## Challenge
Return, exactly as written, every line from the first line of the data below through the line that contains "V_STEP = 0.25".

## Given material
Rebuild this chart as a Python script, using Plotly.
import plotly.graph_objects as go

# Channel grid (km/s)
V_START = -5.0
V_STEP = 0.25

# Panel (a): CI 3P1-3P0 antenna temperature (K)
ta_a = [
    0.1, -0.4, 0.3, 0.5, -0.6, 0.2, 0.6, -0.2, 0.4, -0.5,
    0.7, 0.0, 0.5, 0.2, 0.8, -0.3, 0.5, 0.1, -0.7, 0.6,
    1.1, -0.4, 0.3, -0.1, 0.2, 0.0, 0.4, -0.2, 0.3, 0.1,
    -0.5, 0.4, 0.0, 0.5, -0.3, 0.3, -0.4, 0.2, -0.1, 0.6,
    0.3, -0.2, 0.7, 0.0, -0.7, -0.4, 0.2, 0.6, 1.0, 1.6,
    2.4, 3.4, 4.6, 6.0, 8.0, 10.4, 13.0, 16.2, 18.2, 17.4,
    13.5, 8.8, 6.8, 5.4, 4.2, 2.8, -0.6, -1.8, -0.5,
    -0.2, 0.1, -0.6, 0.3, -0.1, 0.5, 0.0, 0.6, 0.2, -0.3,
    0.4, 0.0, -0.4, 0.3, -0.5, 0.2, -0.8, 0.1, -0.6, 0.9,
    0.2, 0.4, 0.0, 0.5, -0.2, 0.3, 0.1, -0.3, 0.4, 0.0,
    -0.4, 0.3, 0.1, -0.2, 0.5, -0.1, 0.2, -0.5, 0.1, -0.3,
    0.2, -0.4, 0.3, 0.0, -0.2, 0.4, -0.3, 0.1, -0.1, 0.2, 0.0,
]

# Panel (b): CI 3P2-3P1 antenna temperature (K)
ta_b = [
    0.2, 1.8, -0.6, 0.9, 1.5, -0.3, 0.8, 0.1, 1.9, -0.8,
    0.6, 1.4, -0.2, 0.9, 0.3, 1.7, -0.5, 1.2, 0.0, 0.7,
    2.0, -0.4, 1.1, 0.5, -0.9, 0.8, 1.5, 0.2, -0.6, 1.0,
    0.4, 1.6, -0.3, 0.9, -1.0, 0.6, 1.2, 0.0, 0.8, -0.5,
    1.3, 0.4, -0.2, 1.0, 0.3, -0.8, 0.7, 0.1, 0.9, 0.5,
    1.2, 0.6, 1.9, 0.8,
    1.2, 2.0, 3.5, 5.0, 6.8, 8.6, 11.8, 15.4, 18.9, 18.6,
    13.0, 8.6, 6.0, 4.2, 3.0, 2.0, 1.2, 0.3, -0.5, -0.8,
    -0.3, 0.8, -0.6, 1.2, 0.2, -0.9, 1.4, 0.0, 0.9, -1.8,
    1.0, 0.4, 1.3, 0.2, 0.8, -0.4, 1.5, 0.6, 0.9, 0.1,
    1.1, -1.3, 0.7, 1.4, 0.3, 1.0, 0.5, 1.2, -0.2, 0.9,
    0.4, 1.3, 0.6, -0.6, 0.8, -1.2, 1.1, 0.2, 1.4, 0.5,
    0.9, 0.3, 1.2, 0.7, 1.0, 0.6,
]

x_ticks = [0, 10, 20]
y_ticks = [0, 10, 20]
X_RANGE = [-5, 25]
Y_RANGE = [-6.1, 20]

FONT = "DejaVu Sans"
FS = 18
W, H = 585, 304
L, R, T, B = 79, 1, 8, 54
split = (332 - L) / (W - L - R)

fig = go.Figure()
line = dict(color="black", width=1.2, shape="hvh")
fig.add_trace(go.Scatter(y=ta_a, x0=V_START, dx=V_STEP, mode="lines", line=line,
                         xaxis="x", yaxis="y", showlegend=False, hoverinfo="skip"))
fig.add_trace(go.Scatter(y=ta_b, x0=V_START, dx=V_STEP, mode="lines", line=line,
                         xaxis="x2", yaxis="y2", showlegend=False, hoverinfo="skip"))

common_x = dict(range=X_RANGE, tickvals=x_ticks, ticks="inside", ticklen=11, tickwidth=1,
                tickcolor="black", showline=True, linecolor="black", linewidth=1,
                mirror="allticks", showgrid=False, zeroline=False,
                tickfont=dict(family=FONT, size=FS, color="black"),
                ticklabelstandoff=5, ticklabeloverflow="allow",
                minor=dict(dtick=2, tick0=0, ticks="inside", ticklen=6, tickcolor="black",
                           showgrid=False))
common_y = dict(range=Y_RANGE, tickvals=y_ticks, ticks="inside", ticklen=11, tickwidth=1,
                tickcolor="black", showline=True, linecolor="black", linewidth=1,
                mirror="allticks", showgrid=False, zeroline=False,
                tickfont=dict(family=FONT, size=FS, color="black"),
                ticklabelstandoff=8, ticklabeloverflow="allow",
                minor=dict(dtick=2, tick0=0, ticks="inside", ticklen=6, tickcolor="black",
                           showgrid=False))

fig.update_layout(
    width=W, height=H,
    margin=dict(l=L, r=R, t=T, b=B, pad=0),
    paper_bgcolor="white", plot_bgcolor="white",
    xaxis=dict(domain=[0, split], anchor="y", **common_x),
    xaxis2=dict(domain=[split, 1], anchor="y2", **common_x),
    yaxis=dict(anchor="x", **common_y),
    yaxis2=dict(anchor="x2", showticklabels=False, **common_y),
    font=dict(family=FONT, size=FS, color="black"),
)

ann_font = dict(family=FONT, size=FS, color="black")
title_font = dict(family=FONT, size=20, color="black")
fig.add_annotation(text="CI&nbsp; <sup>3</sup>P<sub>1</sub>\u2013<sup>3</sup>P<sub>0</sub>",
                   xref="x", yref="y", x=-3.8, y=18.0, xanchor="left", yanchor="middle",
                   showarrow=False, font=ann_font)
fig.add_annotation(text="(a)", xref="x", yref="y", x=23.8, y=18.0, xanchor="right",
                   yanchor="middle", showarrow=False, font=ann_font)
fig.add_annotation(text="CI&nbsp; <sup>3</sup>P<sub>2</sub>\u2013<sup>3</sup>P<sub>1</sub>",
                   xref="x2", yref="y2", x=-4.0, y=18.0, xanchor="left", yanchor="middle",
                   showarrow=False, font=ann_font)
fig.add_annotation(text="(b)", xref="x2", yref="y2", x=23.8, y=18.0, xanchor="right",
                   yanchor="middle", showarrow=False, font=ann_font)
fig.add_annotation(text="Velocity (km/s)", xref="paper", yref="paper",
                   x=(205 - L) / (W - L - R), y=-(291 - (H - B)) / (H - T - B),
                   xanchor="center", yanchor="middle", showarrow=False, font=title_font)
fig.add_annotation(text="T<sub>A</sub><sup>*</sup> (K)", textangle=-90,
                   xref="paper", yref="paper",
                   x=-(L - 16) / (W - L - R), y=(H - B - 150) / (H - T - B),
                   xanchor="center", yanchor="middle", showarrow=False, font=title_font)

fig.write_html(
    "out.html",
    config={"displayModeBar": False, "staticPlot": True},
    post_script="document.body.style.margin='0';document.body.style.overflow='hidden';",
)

## Correct result
Rebuild this chart as a Python script, using Plotly.
import plotly.graph_objects as go

# Channel grid (km/s)
V_START = -5.0
V_STEP = 0.25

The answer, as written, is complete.